What the task requires:
Wherever the string "chart" appears, copy the whole line.

------------------------------------------------

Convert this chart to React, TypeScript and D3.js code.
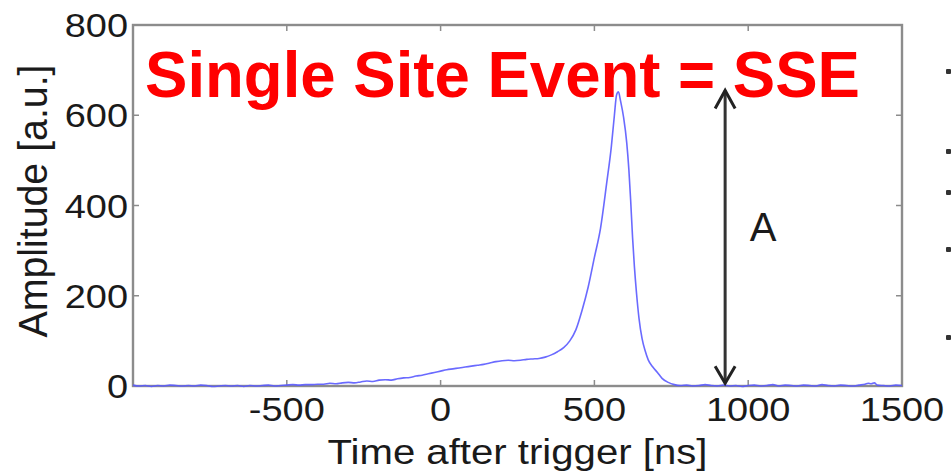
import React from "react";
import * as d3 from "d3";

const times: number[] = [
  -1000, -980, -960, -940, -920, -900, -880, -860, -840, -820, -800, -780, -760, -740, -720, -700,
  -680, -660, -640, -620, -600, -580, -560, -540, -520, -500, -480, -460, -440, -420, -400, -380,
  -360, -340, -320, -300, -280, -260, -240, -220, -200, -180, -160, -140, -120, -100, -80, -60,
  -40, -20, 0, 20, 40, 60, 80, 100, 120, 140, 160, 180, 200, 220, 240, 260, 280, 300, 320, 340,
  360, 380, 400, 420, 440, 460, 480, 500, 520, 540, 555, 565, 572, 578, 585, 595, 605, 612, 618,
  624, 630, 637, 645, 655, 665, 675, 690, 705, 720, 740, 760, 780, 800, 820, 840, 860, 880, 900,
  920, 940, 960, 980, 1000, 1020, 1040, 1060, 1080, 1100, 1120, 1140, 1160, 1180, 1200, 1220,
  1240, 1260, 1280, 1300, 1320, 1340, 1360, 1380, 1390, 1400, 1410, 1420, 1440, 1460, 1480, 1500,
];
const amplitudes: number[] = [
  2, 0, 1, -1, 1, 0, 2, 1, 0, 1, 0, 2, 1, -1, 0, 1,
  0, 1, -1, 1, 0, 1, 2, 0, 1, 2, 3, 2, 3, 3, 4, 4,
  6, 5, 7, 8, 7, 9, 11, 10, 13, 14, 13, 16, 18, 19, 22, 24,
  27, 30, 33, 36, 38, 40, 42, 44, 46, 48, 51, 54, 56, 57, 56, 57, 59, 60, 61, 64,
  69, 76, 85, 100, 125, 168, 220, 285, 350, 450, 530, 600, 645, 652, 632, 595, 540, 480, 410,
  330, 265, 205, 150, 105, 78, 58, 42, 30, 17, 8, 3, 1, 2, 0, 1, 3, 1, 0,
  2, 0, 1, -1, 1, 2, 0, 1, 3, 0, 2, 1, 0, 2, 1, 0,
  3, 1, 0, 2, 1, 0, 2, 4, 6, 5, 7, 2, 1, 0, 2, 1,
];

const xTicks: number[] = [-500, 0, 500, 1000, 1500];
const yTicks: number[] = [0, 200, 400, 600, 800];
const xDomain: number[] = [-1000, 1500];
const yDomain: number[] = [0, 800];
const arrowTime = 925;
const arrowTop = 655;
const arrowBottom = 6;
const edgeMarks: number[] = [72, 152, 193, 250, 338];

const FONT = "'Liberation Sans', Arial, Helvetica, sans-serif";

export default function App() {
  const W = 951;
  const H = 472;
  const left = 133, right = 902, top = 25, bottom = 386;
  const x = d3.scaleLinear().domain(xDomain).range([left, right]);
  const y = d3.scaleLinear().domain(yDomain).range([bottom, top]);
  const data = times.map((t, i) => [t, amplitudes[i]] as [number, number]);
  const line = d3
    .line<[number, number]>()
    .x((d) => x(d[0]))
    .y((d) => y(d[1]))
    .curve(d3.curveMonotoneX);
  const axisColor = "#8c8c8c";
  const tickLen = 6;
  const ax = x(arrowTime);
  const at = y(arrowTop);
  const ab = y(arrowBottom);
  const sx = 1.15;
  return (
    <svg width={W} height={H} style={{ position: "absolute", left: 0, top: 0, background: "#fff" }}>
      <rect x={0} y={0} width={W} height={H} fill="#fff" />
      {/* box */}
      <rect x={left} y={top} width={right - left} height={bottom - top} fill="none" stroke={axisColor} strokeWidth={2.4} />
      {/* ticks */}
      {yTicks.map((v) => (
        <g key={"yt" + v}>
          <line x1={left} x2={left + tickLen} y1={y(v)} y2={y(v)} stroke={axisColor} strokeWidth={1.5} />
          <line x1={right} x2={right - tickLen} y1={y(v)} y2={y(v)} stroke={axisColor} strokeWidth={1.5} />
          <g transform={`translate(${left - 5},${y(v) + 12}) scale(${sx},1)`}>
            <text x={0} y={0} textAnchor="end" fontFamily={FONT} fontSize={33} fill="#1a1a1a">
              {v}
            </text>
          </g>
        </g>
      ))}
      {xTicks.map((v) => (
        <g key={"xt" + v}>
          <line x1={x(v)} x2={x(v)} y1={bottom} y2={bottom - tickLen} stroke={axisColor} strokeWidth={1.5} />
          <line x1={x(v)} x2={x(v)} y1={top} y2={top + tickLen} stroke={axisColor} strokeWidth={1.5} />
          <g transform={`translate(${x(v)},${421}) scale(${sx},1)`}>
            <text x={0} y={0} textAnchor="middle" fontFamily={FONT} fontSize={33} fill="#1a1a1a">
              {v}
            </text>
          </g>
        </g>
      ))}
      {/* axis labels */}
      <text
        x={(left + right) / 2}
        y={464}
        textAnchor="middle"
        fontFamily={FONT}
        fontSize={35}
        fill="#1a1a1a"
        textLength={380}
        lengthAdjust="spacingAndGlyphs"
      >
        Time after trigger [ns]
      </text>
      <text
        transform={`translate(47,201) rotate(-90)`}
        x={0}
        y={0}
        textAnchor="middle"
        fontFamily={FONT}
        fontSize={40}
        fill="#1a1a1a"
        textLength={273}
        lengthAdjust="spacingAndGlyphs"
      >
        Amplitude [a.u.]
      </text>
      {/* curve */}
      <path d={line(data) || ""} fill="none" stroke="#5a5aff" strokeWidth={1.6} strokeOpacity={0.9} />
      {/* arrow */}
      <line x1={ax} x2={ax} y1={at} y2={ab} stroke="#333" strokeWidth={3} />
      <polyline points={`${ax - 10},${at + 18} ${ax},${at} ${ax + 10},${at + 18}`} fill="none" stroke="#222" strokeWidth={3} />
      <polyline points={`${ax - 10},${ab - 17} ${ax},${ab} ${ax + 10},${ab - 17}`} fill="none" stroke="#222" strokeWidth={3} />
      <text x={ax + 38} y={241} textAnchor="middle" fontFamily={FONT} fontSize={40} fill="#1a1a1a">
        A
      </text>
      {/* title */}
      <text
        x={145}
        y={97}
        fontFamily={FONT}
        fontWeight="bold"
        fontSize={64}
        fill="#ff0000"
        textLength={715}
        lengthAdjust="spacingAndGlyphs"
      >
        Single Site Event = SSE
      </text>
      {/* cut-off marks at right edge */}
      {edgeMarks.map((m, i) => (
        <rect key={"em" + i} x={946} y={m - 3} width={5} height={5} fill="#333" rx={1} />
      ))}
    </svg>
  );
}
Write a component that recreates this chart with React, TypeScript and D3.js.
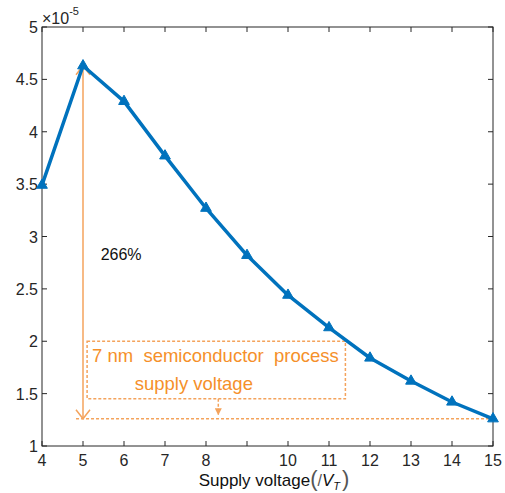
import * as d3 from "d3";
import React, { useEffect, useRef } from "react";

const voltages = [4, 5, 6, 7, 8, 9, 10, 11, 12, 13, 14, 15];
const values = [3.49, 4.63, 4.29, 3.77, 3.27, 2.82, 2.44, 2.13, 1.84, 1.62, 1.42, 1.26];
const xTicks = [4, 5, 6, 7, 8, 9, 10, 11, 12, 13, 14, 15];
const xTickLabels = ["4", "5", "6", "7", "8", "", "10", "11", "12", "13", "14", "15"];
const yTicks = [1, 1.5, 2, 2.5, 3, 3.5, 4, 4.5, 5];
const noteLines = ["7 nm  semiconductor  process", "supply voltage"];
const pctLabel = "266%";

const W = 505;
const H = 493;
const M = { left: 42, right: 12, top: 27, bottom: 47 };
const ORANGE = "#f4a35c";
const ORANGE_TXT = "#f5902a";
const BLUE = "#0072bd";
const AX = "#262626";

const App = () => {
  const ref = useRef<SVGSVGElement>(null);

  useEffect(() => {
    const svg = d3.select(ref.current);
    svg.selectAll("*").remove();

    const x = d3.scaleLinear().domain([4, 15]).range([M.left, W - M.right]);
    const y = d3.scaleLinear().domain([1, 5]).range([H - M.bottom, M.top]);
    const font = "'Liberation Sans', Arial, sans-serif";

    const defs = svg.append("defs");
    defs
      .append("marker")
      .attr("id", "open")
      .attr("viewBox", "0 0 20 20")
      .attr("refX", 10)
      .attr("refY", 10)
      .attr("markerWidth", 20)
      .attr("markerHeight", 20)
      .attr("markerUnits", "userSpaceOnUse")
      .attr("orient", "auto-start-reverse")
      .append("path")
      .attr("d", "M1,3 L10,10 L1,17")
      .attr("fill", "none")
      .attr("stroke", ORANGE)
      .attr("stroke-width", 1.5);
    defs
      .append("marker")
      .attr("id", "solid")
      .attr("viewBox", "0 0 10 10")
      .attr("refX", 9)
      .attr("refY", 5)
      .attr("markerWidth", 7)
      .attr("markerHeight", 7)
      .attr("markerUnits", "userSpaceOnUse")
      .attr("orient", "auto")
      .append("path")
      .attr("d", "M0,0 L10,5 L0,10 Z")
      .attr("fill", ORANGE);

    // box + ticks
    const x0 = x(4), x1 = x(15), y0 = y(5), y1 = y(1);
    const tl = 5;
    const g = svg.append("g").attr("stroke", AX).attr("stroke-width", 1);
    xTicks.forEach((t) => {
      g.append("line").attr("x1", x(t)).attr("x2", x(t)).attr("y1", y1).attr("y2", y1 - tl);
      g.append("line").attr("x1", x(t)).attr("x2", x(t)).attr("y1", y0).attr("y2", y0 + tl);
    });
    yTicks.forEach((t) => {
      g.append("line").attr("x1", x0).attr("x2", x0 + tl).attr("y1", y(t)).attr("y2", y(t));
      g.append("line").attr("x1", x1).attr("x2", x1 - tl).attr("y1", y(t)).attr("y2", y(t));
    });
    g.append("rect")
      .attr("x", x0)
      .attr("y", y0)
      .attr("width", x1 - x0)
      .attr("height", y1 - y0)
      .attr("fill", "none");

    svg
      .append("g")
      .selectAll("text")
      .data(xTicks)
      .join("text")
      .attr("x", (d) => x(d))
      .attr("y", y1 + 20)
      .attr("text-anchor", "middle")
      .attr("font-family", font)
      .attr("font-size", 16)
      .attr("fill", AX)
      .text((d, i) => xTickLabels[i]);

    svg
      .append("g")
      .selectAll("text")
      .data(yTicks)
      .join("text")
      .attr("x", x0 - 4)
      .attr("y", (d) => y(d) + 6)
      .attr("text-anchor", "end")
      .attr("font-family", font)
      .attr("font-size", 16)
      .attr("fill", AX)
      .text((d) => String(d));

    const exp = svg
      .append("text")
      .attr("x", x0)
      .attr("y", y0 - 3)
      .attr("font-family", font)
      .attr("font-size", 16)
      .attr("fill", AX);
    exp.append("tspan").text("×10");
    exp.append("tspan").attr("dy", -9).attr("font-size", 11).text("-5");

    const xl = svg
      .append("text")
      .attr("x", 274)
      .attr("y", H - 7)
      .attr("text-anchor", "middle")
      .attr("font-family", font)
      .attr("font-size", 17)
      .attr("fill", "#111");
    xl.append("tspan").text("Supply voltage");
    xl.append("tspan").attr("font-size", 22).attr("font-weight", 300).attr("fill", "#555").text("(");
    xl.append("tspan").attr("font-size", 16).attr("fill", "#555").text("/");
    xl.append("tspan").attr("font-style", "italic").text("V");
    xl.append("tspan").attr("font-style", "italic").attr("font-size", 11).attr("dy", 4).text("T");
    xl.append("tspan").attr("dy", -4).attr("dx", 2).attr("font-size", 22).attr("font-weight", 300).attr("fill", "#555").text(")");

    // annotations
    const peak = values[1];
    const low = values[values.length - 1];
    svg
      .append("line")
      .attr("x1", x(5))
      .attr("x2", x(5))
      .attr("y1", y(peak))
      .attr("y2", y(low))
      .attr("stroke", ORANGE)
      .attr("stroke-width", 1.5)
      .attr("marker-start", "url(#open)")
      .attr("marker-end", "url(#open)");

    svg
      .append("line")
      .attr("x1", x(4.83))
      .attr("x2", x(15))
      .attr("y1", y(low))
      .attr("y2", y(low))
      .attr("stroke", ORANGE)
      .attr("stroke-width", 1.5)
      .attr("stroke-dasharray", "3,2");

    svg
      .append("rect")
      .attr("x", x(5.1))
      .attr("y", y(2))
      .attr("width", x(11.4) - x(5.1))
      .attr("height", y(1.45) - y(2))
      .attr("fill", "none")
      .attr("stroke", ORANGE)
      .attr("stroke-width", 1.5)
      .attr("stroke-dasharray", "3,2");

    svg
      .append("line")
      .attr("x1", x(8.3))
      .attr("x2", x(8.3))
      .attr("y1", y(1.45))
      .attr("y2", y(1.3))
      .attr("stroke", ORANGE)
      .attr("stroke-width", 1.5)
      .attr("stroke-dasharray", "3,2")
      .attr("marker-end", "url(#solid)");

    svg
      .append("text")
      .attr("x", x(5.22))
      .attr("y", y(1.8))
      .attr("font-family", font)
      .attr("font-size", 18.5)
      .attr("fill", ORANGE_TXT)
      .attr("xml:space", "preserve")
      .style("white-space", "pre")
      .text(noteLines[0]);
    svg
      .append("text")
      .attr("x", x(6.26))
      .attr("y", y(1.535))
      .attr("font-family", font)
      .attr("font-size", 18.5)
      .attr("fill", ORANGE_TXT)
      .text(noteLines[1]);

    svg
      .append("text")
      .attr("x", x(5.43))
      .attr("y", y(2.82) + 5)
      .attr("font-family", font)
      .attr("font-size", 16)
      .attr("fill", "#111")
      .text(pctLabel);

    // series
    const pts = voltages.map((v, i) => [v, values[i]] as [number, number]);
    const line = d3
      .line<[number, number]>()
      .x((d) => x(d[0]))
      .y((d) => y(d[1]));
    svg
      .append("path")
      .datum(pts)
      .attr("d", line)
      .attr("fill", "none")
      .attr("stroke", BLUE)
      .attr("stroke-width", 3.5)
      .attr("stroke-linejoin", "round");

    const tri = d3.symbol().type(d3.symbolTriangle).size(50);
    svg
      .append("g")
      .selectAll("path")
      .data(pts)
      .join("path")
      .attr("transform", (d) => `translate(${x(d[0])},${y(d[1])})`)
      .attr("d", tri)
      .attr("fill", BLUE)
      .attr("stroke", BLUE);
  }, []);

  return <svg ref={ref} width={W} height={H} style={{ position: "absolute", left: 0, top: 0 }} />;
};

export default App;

------------------------------------------------

Result for this exercise:
Convert this chart to React, TypeScript and D3.js code.
Write a component that recreates this chart with React, TypeScript and D3.js.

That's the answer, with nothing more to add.